UK softens positions on banking regulations

While there is some movement on the important issue of carrying enough capital for risky investments, overall the news is not good unless you work in the City or Wall Street. Their point about carrying more cash is valid though because if they are handing out fat bonuses, this could easily mean they are investing in risky ventures again which means they will now be forced to have more cash on hand to support those risks. Besides that, it's business-as-usual in the UK as well combined with a touch of unclear talk of the future.

Alistair Darling stepped back today from a radical overhaul of Britain's banks when he ruled out caps on bankers' pay or breaking up the biggest City institutions.
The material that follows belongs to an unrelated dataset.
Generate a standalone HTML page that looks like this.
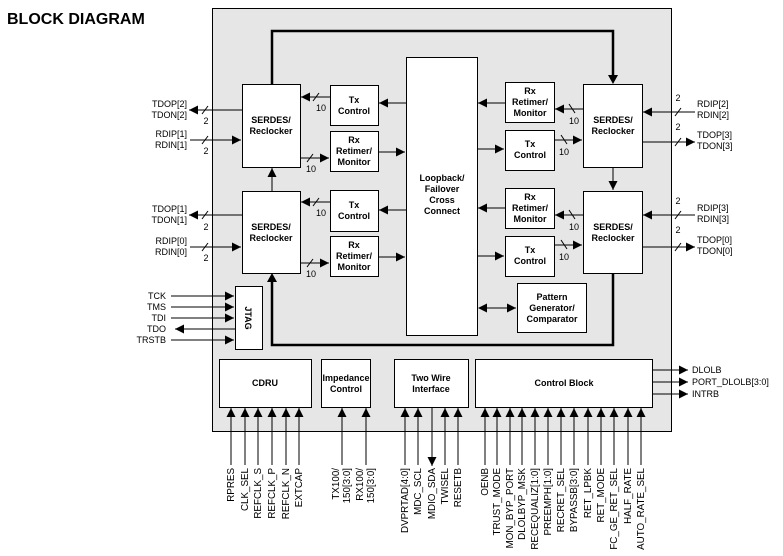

Pointing to the importance of 1m jobs in financial services and the £250bn of tax generated by the sector in the past nine years, the chancellor's much-anticipated response to the current "severe financial crisis" rejected demands for major reforms by opposition parties and the Bank of England governor Mervyn King.

But Darling told the Commons that "irresponsible pay practices made banks take too much risk" and that bank boardrooms "had little appreciation of what was going on inside their own businesses". Proposals for boardroom reform will be announced in an interim report by the City grandee Sir David Walker next week.

While Darling outlined steps to give the Financial Services Authority (FSA) new powers for financial stability, the current "tripartite" system involving the FSA, the Bank of England and the Treasury will remain largely intact after today's 176-page white paper on reforming financial markets. Banks will be have to hold more capital but it is not immediately clear how much, or what the impact of that will be.